● WRITTEN EXERCISE:
Reproduce, character for character, the entries from their opening line through the line with "plt.close()".

-- BEGIN RAW DATA --

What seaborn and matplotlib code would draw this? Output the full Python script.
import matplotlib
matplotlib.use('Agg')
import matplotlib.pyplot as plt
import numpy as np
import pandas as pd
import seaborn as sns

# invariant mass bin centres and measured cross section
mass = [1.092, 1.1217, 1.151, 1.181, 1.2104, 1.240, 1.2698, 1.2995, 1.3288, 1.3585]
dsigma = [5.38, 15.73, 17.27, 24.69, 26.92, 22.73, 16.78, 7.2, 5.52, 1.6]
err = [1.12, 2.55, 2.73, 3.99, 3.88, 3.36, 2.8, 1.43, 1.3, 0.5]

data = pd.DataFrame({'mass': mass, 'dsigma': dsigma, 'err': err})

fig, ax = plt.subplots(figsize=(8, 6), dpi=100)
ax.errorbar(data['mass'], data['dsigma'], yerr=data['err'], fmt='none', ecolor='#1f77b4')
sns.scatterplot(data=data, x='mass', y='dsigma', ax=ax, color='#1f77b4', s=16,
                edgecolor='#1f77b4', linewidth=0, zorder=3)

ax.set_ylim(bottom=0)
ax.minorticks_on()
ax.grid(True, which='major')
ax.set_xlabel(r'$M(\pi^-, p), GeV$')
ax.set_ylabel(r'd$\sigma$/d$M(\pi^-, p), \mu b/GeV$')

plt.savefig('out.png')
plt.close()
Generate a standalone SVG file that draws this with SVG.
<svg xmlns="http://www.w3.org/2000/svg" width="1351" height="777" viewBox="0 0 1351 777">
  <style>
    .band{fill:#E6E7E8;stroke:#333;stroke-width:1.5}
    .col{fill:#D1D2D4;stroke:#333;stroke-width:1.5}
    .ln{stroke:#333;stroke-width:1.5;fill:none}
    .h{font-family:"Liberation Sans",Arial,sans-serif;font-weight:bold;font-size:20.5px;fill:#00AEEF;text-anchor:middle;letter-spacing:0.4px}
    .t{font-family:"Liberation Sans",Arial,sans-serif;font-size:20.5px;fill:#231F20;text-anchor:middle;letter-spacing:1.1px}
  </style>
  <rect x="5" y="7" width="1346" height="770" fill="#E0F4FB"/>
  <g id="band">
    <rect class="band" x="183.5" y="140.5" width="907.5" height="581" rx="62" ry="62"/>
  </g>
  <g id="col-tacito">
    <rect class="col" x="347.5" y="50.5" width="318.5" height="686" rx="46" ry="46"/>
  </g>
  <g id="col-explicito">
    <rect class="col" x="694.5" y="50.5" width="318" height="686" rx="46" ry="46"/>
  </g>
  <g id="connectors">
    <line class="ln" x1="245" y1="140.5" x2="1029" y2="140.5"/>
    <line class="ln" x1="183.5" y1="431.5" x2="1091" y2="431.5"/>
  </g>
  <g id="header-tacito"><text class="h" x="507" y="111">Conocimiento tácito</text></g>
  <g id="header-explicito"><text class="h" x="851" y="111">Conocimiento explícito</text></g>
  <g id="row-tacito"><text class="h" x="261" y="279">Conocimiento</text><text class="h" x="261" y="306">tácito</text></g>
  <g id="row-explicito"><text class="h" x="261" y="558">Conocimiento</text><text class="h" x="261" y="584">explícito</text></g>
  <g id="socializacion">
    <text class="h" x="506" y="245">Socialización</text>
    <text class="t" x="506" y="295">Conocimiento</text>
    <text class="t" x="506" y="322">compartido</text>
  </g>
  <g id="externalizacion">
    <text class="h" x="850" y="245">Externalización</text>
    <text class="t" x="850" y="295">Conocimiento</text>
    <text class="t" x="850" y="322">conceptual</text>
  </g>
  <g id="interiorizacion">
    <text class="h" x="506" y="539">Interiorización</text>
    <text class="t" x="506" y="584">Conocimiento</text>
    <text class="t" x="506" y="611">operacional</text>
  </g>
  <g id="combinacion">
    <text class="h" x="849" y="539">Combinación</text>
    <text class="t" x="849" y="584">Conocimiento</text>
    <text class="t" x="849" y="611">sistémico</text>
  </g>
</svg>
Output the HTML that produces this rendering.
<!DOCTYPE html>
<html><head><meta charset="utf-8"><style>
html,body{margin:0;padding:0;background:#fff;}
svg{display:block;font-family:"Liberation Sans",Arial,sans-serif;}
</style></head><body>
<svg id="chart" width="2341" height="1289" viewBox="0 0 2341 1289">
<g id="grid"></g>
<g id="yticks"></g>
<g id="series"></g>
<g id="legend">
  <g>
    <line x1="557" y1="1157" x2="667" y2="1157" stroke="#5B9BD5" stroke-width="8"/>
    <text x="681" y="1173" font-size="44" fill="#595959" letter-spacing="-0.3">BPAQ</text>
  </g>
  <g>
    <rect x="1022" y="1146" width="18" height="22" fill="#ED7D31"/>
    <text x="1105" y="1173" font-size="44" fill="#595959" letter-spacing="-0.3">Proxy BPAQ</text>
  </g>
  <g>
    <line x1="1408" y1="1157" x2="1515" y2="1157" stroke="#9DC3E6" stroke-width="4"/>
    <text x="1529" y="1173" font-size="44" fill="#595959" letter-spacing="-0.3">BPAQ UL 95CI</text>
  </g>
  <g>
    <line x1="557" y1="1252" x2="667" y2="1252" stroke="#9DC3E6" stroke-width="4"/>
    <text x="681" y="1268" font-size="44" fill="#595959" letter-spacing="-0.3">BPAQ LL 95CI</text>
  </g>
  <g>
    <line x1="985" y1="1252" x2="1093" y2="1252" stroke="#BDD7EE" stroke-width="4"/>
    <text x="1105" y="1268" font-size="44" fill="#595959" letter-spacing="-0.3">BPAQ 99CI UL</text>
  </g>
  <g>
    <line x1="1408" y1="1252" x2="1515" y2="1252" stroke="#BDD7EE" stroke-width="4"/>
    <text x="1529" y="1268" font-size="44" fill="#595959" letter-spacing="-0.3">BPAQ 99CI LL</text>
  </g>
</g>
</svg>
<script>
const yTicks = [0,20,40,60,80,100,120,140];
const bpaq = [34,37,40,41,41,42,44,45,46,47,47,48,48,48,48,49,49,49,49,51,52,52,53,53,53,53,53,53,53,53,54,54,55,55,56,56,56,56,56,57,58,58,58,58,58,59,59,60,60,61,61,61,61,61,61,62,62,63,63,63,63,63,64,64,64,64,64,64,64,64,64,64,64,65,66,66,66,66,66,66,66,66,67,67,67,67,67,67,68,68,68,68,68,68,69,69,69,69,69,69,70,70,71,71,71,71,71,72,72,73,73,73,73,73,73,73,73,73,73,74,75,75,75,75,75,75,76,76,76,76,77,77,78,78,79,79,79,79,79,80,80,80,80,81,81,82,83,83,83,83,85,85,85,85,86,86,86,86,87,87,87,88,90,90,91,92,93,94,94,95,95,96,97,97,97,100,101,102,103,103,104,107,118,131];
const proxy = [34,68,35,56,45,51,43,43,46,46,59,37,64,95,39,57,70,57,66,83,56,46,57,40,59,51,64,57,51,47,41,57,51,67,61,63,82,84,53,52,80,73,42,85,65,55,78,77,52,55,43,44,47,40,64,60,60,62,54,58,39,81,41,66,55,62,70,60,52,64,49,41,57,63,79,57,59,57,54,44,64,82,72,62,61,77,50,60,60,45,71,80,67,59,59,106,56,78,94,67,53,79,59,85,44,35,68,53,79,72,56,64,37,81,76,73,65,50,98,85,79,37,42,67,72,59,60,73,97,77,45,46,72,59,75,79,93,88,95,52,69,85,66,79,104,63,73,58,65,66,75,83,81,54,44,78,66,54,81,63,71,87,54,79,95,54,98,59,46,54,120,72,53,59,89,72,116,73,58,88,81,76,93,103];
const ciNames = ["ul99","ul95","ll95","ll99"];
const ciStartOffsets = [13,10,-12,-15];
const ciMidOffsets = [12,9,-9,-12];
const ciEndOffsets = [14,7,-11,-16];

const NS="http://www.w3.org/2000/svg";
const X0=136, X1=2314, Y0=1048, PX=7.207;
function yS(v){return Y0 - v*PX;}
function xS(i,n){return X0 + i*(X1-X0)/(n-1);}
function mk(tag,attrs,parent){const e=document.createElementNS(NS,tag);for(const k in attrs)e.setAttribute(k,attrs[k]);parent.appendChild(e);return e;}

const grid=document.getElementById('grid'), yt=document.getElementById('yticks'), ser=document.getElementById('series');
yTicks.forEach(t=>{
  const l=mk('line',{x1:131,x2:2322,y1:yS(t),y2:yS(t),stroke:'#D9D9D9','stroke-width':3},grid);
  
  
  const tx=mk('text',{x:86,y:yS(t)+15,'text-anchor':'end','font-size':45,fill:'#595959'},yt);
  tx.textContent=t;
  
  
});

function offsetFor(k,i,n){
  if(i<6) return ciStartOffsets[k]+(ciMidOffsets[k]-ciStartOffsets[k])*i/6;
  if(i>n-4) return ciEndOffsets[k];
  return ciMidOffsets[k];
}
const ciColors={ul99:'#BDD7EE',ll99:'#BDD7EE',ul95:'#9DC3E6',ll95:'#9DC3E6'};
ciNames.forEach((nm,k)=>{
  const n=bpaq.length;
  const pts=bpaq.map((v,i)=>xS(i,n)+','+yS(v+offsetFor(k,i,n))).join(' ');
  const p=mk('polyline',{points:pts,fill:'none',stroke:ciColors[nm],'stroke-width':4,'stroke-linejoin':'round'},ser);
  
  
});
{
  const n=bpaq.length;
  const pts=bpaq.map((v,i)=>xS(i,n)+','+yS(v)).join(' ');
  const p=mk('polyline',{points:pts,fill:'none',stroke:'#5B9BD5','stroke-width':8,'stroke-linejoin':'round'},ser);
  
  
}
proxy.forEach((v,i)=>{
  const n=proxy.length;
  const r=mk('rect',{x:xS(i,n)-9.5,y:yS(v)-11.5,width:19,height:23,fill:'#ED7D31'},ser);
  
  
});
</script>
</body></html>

-- END RAW DATA --

● THE ANSWER:
What seaborn and matplotlib code would draw this? Output the full Python script.
import matplotlib
matplotlib.use('Agg')
import matplotlib.pyplot as plt
import numpy as np
import pandas as pd
import seaborn as sns

# invariant mass bin centres and measured cross section
mass = [1.092, 1.1217, 1.151, 1.181, 1.2104, 1.240, 1.2698, 1.2995, 1.3288, 1.3585]
dsigma = [5.38, 15.73, 17.27, 24.69, 26.92, 22.73, 16.78, 7.2, 5.52, 1.6]
err = [1.12, 2.55, 2.73, 3.99, 3.88, 3.36, 2.8, 1.43, 1.3, 0.5]

data = pd.DataFrame({'mass': mass, 'dsigma': dsigma, 'err': err})

fig, ax = plt.subplots(figsize=(8, 6), dpi=100)
ax.errorbar(data['mass'], data['dsigma'], yerr=data['err'], fmt='none', ecolor='#1f77b4')
sns.scatterplot(data=data, x='mass', y='dsigma', ax=ax, color='#1f77b4', s=16,
                edgecolor='#1f77b4', linewidth=0, zorder=3)

ax.set_ylim(bottom=0)
ax.minorticks_on()
ax.grid(True, which='major')
ax.set_xlabel(r'$M(\pi^-, p), GeV$')
ax.set_ylabel(r'd$\sigma$/d$M(\pi^-, p), \mu b/GeV$')

plt.savefig('out.png')
plt.close()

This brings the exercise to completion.